### PROBLEM TO WORK ON
Your job is to return the lines between the line holding "Give me the matplotlib source for this chart." and the line holding "lin_human_yerr = [2.46]", inclusive, exactly and with no pictures.

### DATA FOR THIS TASK
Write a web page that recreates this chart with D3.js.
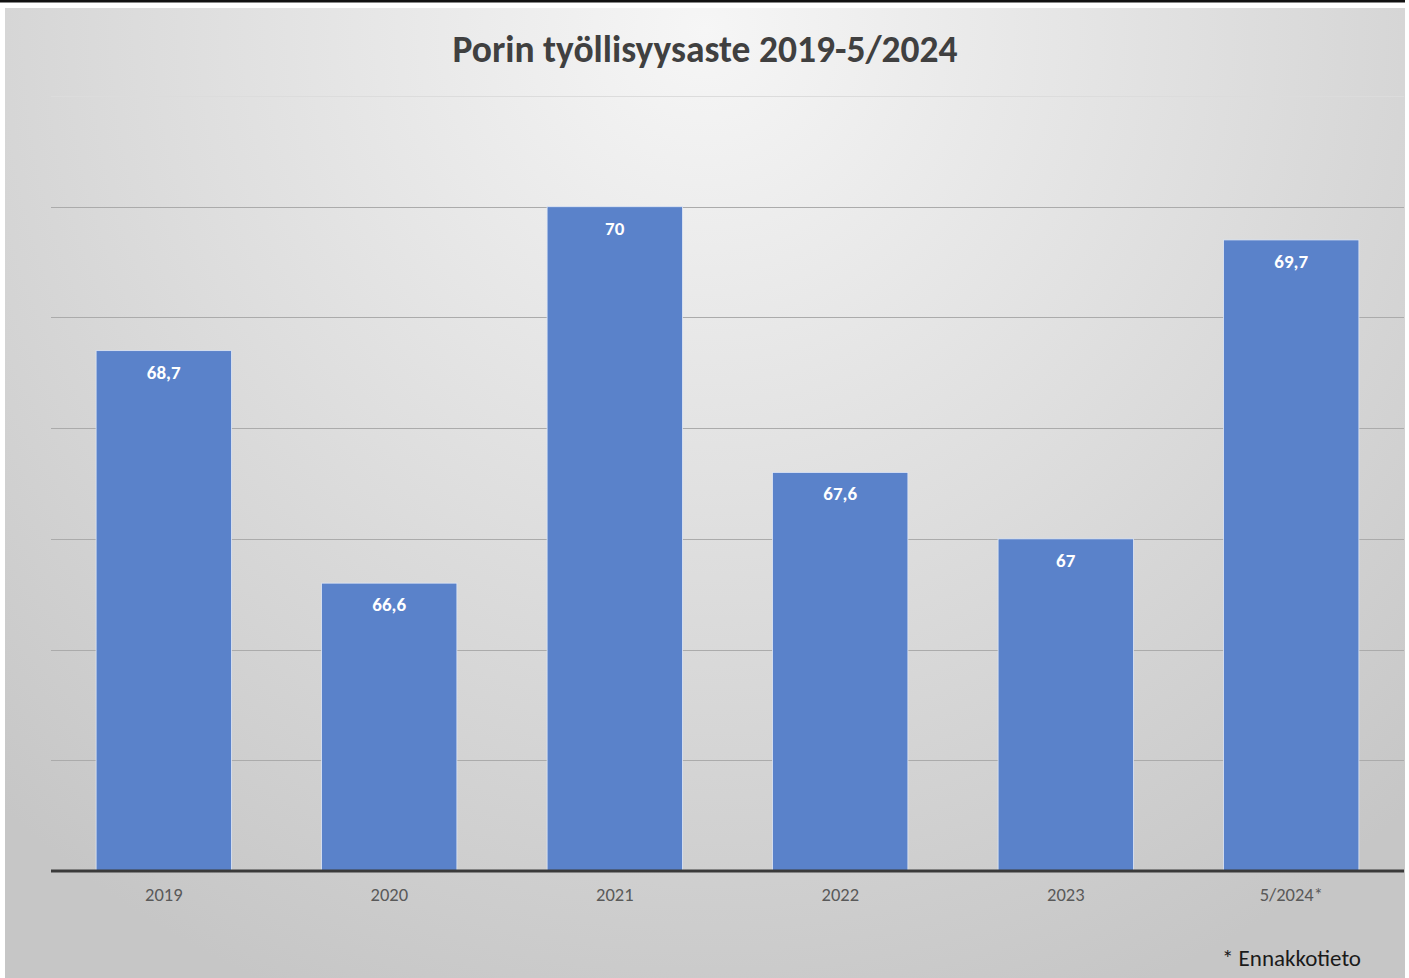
<!DOCTYPE html>
<html>
<head>
<meta charset="utf-8">
<script src="https://cdn.jsdelivr.net/npm/d3@7"></script>
<style>
  body { margin: 0; background: #fff; }
  svg { display: block; }
</style>
</head>
<body>
<svg id="chart" width="1409" height="978"></svg>
<script>
// Data
var categories = ['2019', '2020', '2021', '2022', '2023', '5/2024*']
var values = [68.7, 66.6, 70, 67.6, 67, 69.7]
var valueLabels = ['68,7', '66,6', '70', '67,6', '67', '69,7']
var yTicks = [64, 65, 66, 67, 68, 69, 70, 71]
var title = 'Porin työllisyysaste 2019-5/2024'
var note = '* Ennakkotieto'

var font = 'Carlito, Calibri, "Open Sans", sans-serif'

var svg = d3.select('#chart')

// background gradient
var defs = svg.append('defs')
var grad = defs.append('radialGradient')
  .attr('id', 'bg')
  .attr('gradientUnits', 'userSpaceOnUse')
  .attr('cx', 705).attr('cy', 30)
  .attr('r', 1050)
grad.append('stop').attr('offset', '0%').attr('stop-color', '#f6f6f6')
grad.append('stop').attr('offset', '100%').attr('stop-color', '#c6c6c6')

svg.append('rect')
  .attr('x', 0).attr('y', 0).attr('width', 1405).attr('height', 2.5)
  .attr('fill', '#111')
svg.append('rect')
  .attr('x', 5).attr('y', 8).attr('width', 1400).attr('height', 970)
  .attr('fill', 'url(#bg)')

// scales
var margin = { left: 51, right: 1404, top: 96, bottom: 871 }
var x = d3.scaleBand()
  .domain(categories)
  .range([margin.left, margin.right])
  .paddingInner(0.4)
  .paddingOuter(0.2)
var y = d3.scaleLinear()
  .domain([64, 71])
  .range([margin.bottom, margin.top])

// gridlines
svg.append('g')
  .selectAll('line')
  .data(yTicks.slice(1))
  .enter()
  .append('line')
  .attr('x1', margin.left).attr('x2', margin.right)
  .attr('y1', d => Math.round(y(d)) + 0.5)
  .attr('y2', d => Math.round(y(d)) + 0.5)
  .attr('stroke', (d, i) => i === yTicks.length - 2 ? '#dcdcdc' : '#ababab')
  .attr('stroke-width', 1)

// bars
svg.append('g')
  .selectAll('rect')
  .data(values)
  .enter()
  .append('rect')
  .attr('x', (d, i) => x(categories[i]))
  .attr('width', x.bandwidth())
  .attr('y', d => y(d))
  .attr('height', d => y(64) - y(d))
  .attr('fill', '#5a82ca')
  .attr('stroke', '#dfe7f5')
  .attr('stroke-width', 0.8)

// value labels
svg.append('g')
  .selectAll('text')
  .data(values)
  .enter()
  .append('text')
  .attr('x', (d, i) => x(categories[i]) + x.bandwidth() / 2)
  .attr('y', d => y(d) + 28)
  .attr('text-anchor', 'middle')
  .attr('font-family', font)
  .attr('font-weight', 'bold')
  .attr('font-size', 19)
  .attr('fill', '#fff')
  .text((d, i) => valueLabels[i])

// x axis line
svg.append('line')
  .attr('x1', margin.left).attr('x2', margin.right)
  .attr('y1', y(64)).attr('y2', y(64))
  .attr('stroke', '#3a3a3a')
  .attr('stroke-width', 3)

// x axis labels
var xAxis = d3.axisBottom(x).tickSize(0).tickPadding(17)
var gx = svg.append('g')
  .attr('transform', 'translate(0,' + y(64) + ')')
  .call(xAxis)
gx.select('.domain').remove()
gx.selectAll('text')
  .attr('font-family', font)
  .attr('font-size', 18.5)
  .attr('fill', '#595959')

// title
svg.append('text')
  .attr('x', 705)
  .attr('y', 62)
  .attr('text-anchor', 'middle')
  .attr('font-family', font)
  .attr('font-weight', 'bold')
  .attr('font-size', 37.5)
  .attr('fill', '#404040')
  .text(title)

// footnote
svg.append('text')
  .attr('x', 1361)
  .attr('y', 966)
  .attr('text-anchor', 'end')
  .attr('font-family', font)
  .attr('font-size', 23)
  .attr('fill', '#1a1a1a')
  .text(note)
</script>
</body>
</html>
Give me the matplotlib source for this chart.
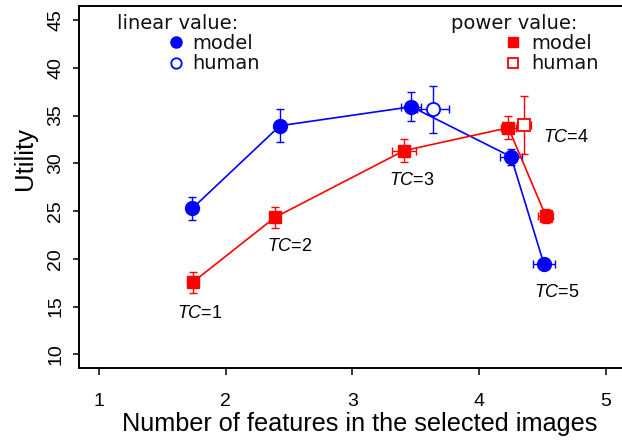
import matplotlib
matplotlib.use("Agg")
import matplotlib.pyplot as plt
from matplotlib.lines import Line2D

plt.rcParams['font.family'] = ['Liberation Sans', 'DejaVu Sans']
plt.rcParams['mathtext.fontset'] = 'custom'
plt.rcParams['mathtext.it'] = 'Liberation Sans:italic'
plt.rcParams['mathtext.rm'] = 'Liberation Sans'

# ---- data ----
tc_labels = ["1", "2", "3", "4", "5"]

lin_x = [1.735, 2.427, 3.466, 4.252, 4.513]
lin_y = [25.28, 33.93, 35.92, 30.69, 19.42]
lin_xerr = [0.0, 0.0, 0.079, 0.085, 0.09]
lin_yerr = [1.22, 1.75, 1.52, 0.84, 0.4]

pow_x = [1.738, 2.388, 3.407, 4.231, 4.526]
pow_y = [17.54, 24.34, 31.32, 33.72, 24.51]
pow_xerr = [0.0, 0.03, 0.092, 0.06, 0.06]
pow_yerr = [1.08, 1.13, 1.22, 1.22, 0.75]

lin_human_x = [3.638]
lin_human_y = [35.66]
lin_human_xerr = [0.125]
lin_human_yerr = [2.46]

pow_human_x = [4.355]
pow_human_y = [34.01]
pow_human_xerr = [0.057]
pow_human_yerr = [3.0]

# label positions (x, y) for TC annotations
tc_lab_x = [1.795, 2.506, 3.466, 4.690, 4.611]
tc_lab_y = [14.32, 21.29, 28.20, 32.70, 16.47]

xticks = [1, 2, 3, 4, 5]
yticks = [10, 15, 20, 25, 30, 35, 40, 45]

W, H = 622, 440
fig = plt.figure(figsize=(W / 100, H / 100), dpi=100)
ax = fig.add_axes([79 / W, 1 - 367.5 / H, 543 / W, 361.5 / H])

BLUE = '#0000FF'
RED = '#FF0000'

ekw = dict(fmt='none', elinewidth=1.0, capsize=3.2, capthick=1.0)
ax.errorbar(lin_x, lin_y, xerr=lin_xerr, yerr=lin_yerr, ecolor=BLUE, zorder=2, **ekw)
ax.errorbar(pow_x, pow_y, xerr=pow_xerr, yerr=pow_yerr, ecolor=RED, zorder=2, **ekw)
ax.errorbar(lin_human_x, lin_human_y, xerr=lin_human_xerr, yerr=lin_human_yerr,
            ecolor=BLUE, zorder=2, **ekw)
ax.errorbar(pow_human_x, pow_human_y, xerr=pow_human_xerr, yerr=pow_human_yerr,
            ecolor=RED, zorder=2, **ekw)

ax.plot(lin_x, lin_y, color=BLUE, lw=1.2, marker='o', ms=10, mfc=BLUE, mec=BLUE, zorder=3)
ax.plot(pow_x, pow_y, color=RED, lw=1.2, marker='s', ms=8.8, mfc=RED, mec=RED, zorder=3)
ax.plot(lin_human_x, lin_human_y, ls='none', marker='o', ms=9.5, mfc='white', mec=BLUE,
        mew=1.3, zorder=4)
ax.plot(pow_human_x, pow_human_y, ls='none', marker='s', ms=8.8, mfc='white', mec=RED,
        mew=1.3, zorder=4)

for lab, x, y in zip(tc_labels, tc_lab_x, tc_lab_y):
    ax.text(x, y, r'$\mathit{TC}$=' + lab, ha='center', va='center', fontsize=13,
            color='black')

ax.set_xlim(0.8397, 5.1288)
ax.set_ylim(8.617, 46.466)
ax.set_xticks(xticks)
ax.set_xticklabels([str(t) for t in xticks])
ax.set_yticks(yticks)
ax.set_yticklabels([str(t) for t in yticks], rotation=90, va='center')

for s in ['left', 'bottom', 'top']:
    ax.spines[s].set_linewidth(1.4)
ax.spines['right'].set_visible(False)
ax.tick_params(axis='both', direction='out', width=1.1, labelsize=14, colors='black')
ax.tick_params(axis='x', length=5, pad=13)
ax.tick_params(axis='y', length=4.5, pad=6)

ax.set_xlabel('Number of features in the selected images', fontsize=18.2)
ax.xaxis.set_label_coords((360 - 79) / 543, (367.5 - 436) / 361.5)
ax.xaxis.label.set_va('bottom')
ax.set_ylabel('Utility', fontsize=18.5)
ax.yaxis.set_label_coords((25 - 79) / 543, (367.5 - 158) / 361.5)
ax.yaxis.label.set_va('center')

# ---- legend (drawn manually, pixel positions) ----
def fx(px):
    return px / W

def fy(py):
    return 1 - py / H

lkw = dict(fontsize=14, family='DejaVu Sans', va='baseline', ha='left', color='#111111')
fig.text(fx(117), fy(29.3), 'linear value:', **lkw)
fig.text(fx(192.7), fy(49.3), 'model', **lkw)
fig.text(fx(192.7), fy(69.3), 'human', **lkw)
fig.text(fx(450.7), fy(29.3), 'power value:', **lkw)
fig.text(fx(531.7), fy(49.3), 'model', **lkw)
fig.text(fx(531.7), fy(69.3), 'human', **lkw)

fig.add_artist(Line2D([fx(176)], [fy(42.3)], marker='o', ms=8, mfc=BLUE, mec=BLUE, ls='none'))
fig.add_artist(Line2D([fx(176)], [fy(63.3)], marker='o', ms=7.5, mfc='white', mec=BLUE,
                      mew=1.3, ls='none'))
fig.add_artist(Line2D([fx(512.7)], [fy(42.3)], marker='s', ms=7, mfc=RED, mec=RED, ls='none'))
fig.add_artist(Line2D([fx(512.7)], [fy(63.3)], marker='s', ms=7, mfc='white', mec=RED,
                      mew=1.3, ls='none'))

fig.savefig('out.png', dpi=100)
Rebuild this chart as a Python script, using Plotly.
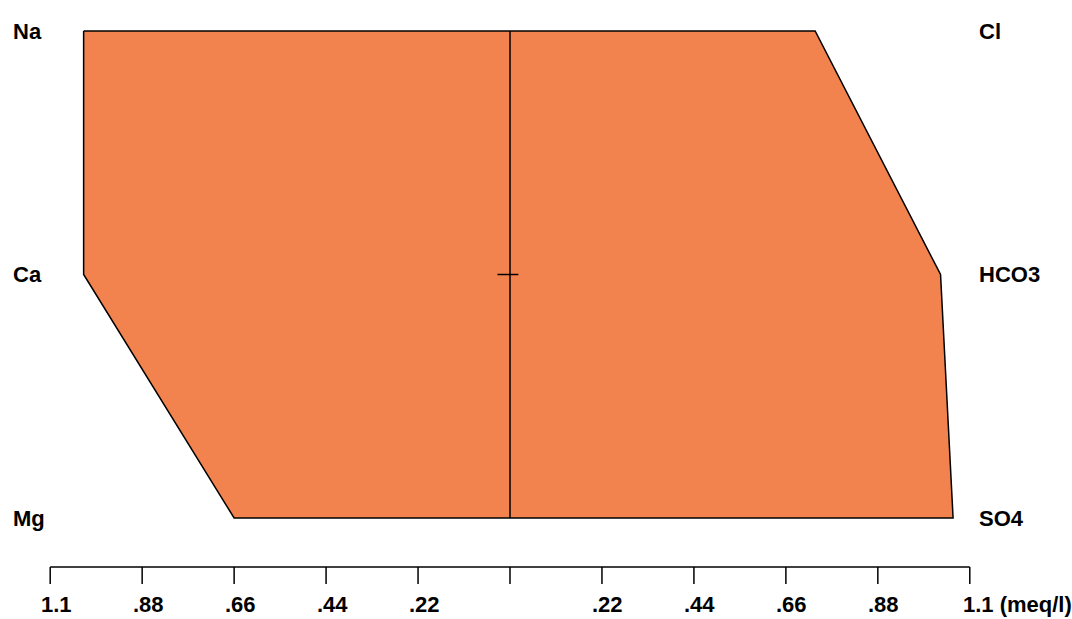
import plotly.graph_objects as go

# Stiff diagram data (meq/l)
cations = ["Na", "Ca", "Mg"]
cation_values = [1.02, 1.02, 0.66]
anions = ["Cl", "HCO3", "SO4"]
anion_values = [0.73, 1.03, 1.06]
tick_values = [0.22, 0.44, 0.66, 0.88, 1.1]
tick_labels = [".22", ".44", ".66", ".88", "1.1"]
unit_label = "(meq/l)"

levels = [2, 1, 0]  # Na/Cl top, Ca/HCO3 middle, Mg/SO4 bottom

FILL = "#F3834E"
FONT = dict(family="Liberation Sans", size=22, color="black")

# polygon: left side top->bottom (negative), right side bottom->top
xs = [-v for v in cation_values] + [v for v in anion_values[::-1]] + [-cation_values[0]]
ys = levels + levels[::-1] + [levels[0]]

fig = go.Figure()
fig.add_trace(go.Scatter(x=xs, y=ys, mode="lines", fill="toself", fillcolor=FILL,
                         line=dict(color="black", width=1.5), hoverinfo="skip", showlegend=False))
# centre line
fig.add_trace(go.Scatter(x=[0, 0], y=[min(levels), max(levels)], mode="lines",
                         line=dict(color="black", width=1.5), hoverinfo="skip", showlegend=False))
# small cross at middle level
fig.add_trace(go.Scatter(x=[-0.03, 0.02], y=[levels[1], levels[1]], mode="lines",
                         line=dict(color="black", width=1.5), hoverinfo="skip", showlegend=False))

annotations = []
x_left_lab = -1.193
x_right_lab = 1.117
for name, lv in zip(cations, levels):
    annotations.append(dict(x=x_left_lab, y=lv, xref="x", yref="y", text=f"<b>{name}</b>",
                            showarrow=False, xanchor="left", yanchor="middle", font=FONT))
for name, lv in zip(anions, levels):
    annotations.append(dict(x=x_right_lab, y=lv, xref="x", yref="y", text=f"<b>{name}</b>",
                            showarrow=False, xanchor="left", yanchor="middle", font=FONT))

shapes = []
axis_y = 1 - 567 / 619
tick_y = 1 - 584 / 619
label_y = 1 - 604 / 619
shapes.append(dict(type="line", xref="x", yref="paper", x0=-tick_values[-1], x1=tick_values[-1],
                   y0=axis_y, y1=axis_y, line=dict(color="black", width=1.5)))
all_ticks = [0] + tick_values + [-t for t in tick_values]
for t in all_ticks:
    shapes.append(dict(type="line", xref="x", yref="paper", x0=t, x1=t, y0=axis_y, y1=tick_y,
                       line=dict(color="black", width=1.5)))
for t, lab in zip(tick_values, tick_labels):
    annotations.append(dict(x=-t, y=label_y, xref="x", yref="paper", text=f"<b>{lab}</b>",
                            xshift=6, showarrow=False, xanchor="center", yanchor="middle", font=FONT))
    if t == tick_values[-1]:
        annotations.append(dict(x=t, y=label_y, xref="x", yref="paper",
                                text=f"<b>{lab} {unit_label}</b>", xshift=-9,
                                showarrow=False, xanchor="left", yanchor="middle", font=FONT))
    else:
        annotations.append(dict(x=t, y=label_y, xref="x", yref="paper", text=f"<b>{lab}</b>",
                                xshift=6, showarrow=False, xanchor="center", yanchor="middle", font=FONT))

fig.update_layout(
    width=1072, height=619,
    margin=dict(l=0, r=0, t=0, b=0),
    plot_bgcolor="white", paper_bgcolor="white",
    xaxis=dict(range=[-510 / 418, 562 / 418], visible=False, fixedrange=True),
    yaxis=dict(range=[(518 - 619) / 243.5, 518 / 243.5], visible=False, fixedrange=True),
    annotations=annotations, shapes=shapes, showlegend=False,
)
fig.write_html("out.html", config={"displayModeBar": False},
               post_script="document.body.style.margin='0';document.body.style.overflow='hidden';")
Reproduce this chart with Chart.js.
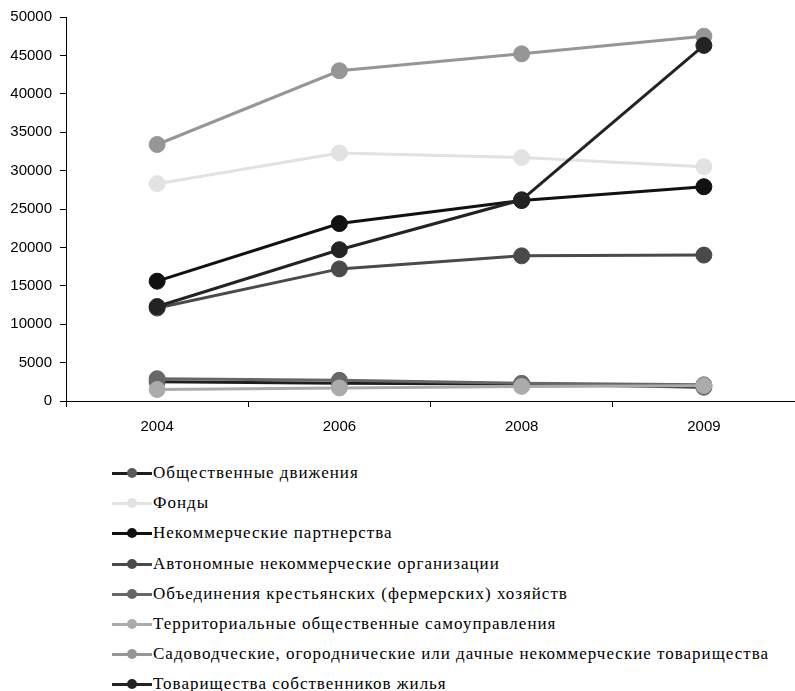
<!DOCTYPE html>
<html>
<head>
<meta charset="utf-8">
<script src="https://cdn.jsdelivr.net/npm/chart.js@4/dist/chart.umd.min.js"></script>
<style>
  html, body { margin: 0; padding: 0; background: #fff; }
  #wrap { position: relative; width: 795px; height: 691px; overflow: hidden; }
  #cv { position: absolute; left: 0; top: 0; }
  #legend { position: absolute; left: 112px; top: 458px; font-family: "Liberation Serif", "Times New Roman", serif; font-size: 17px; letter-spacing: 1.0px; color: #000; }
  .item { height: 30.2px; display: flex; align-items: center; white-space: nowrap; }
  .mk { position: relative; width: 40px; height: 12px; margin-right: 1px; flex: none; }
  .mk .ln { position: absolute; left: 0; right: 0; top: 5px; height: 3px; }
  .mk .dt { position: absolute; left: 15px; top: 1px; width: 10px; height: 10px; border-radius: 50%; }
</style>
</head>
<body>
<div id="wrap">
  <canvas id="cv" width="795" height="450" style="width:795px;height:450px"></canvas>
  <div id="legend"></div>
</div>
<script>
const categories = ['2004', '2006', '2008', '2009'];
const seriesNames = [
  'Общественные движения',
  'Фонды',
  'Некоммерческие партнерства',
  'Автономные некоммерческие организации',
  'Объединения крестьянских (фермерских) хозяйств',
  'Территориальные общественные самоуправления',
  'Садоводческие, огороднические или дачные некоммерческие товарищества',
  'Товарищества собственников жилья'
];
const obshDvizh = [2500, 2300, 2200, 1800];
const fondy = [28300, 32300, 31700, 30500];
const nekomPart = [15600, 23100, 26100, 27900];
const avtonom = [12100, 17200, 18900, 19000];
const obedKrest = [2900, 2700, 2300, 2100];
const territ = [1500, 1700, 1900, 2000];
const sadovod = [33400, 43000, 45200, 47500];
const tsj = [12300, 19700, 26200, 46300];
const yTicks = [0, 5000, 10000, 15000, 20000, 25000, 30000, 35000, 40000, 45000, 50000];

const seriesValues = [obshDvizh, fondy, nekomPart, avtonom, obedKrest, territ, sadovod, tsj];
const lineColors = ['#1e1e1e', '#e2e2e2', '#111111', '#4a4a4a', '#676767', '#ababab', '#969696', '#232323'];
const pointColors = ['#5a5a5a', '#e2e2e2', '#111111', '#4a4a4a', '#676767', '#ababab', '#969696', '#232323'];

const n = seriesNames.length;
const datasets = seriesNames.map((name, i) => ({
  label: name,
  data: seriesValues[i],
  borderColor: lineColors[i],
  backgroundColor: pointColors[i],
  pointBackgroundColor: pointColors[i],
  pointBorderColor: pointColors[i],
  borderWidth: 3,
  pointRadius: 8,
  pointBorderWidth: 1,
  tension: 0,
  clip: false,
  order: n - 1 - i
}));

const tickFont = { family: '"Liberation Sans", Arial, sans-serif', size: 15 };

const chart = new Chart(document.getElementById('cv'), {
  type: 'line',
  data: { labels: categories, datasets },
  options: {
    responsive: false,
    animation: false,
    layout: { autoPadding: false, padding: { top: 14, right: 0, left: 0, bottom: 3 } },
    plugins: { legend: { display: false }, tooltip: { enabled: false } },
    scales: {
      x: {
        offset: true,
        afterFit: (s) => { s.paddingRight = 0; s.paddingLeft = 0; },
        grid: { display: true, offset: true, drawOnChartArea: false, drawTicks: true, tickLength: 6, color: '#000', tickColor: '#000' },
        border: { display: true, color: '#000', width: 1 },
        ticks: { color: '#000', font: tickFont, padding: 11, maxRotation: 0 }
      },
      y: {
        min: 0, max: 50000,
        afterBuildTicks: (s) => { s.ticks = yTicks.map(v => ({ value: v })); },
        afterFit: (s) => { s.width = 66; },
        grid: { display: true, drawOnChartArea: false, drawTicks: true, tickLength: 6, color: '#000', tickColor: '#000' },
        border: { display: true, color: '#000', width: 1 },
        ticks: { color: '#000', font: tickFont, padding: 8, callback: (v) => String(v) }
      }
    }
  }
});

const legend = document.getElementById('legend');
chart.data.datasets.forEach((ds) => {
  const item = document.createElement('div');
  item.className = 'item';
  const mk = document.createElement('span');
  mk.className = 'mk';
  const ln = document.createElement('span');
  ln.className = 'ln';
  ln.style.background = ds.borderColor;
  const dt = document.createElement('span');
  dt.className = 'dt';
  dt.style.background = ds.pointBackgroundColor;
  mk.appendChild(ln); mk.appendChild(dt);
  const tx = document.createElement('span');
  tx.textContent = ds.label;
  item.appendChild(mk); item.appendChild(tx);
  legend.appendChild(item);
});
</script>
</body>
</html>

### RESULT FOR THIS TASK
Give me the matplotlib source for this chart.
import matplotlib
matplotlib.use("Agg")
import matplotlib.pyplot as plt
from matplotlib.lines import Line2D

plt.rcParams['font.family'] = ['Liberation Sans', 'DejaVu Sans']
plt.rcParams['mathtext.fontset'] = 'custom'
plt.rcParams['mathtext.it'] = 'Liberation Sans:italic'
plt.rcParams['mathtext.rm'] = 'Liberation Sans'

# ---- data ----
tc_labels = ["1", "2", "3", "4", "5"]

lin_x = [1.735, 2.427, 3.466, 4.252, 4.513]
lin_y = [25.28, 33.93, 35.92, 30.69, 19.42]
lin_xerr = [0.0, 0.0, 0.079, 0.085, 0.09]
lin_yerr = [1.22, 1.75, 1.52, 0.84, 0.4]

pow_x = [1.738, 2.388, 3.407, 4.231, 4.526]
pow_y = [17.54, 24.34, 31.32, 33.72, 24.51]
pow_xerr = [0.0, 0.03, 0.092, 0.06, 0.06]
pow_yerr = [1.08, 1.13, 1.22, 1.22, 0.75]

lin_human_x = [3.638]
lin_human_y = [35.66]
lin_human_xerr = [0.125]
lin_human_yerr = [2.46]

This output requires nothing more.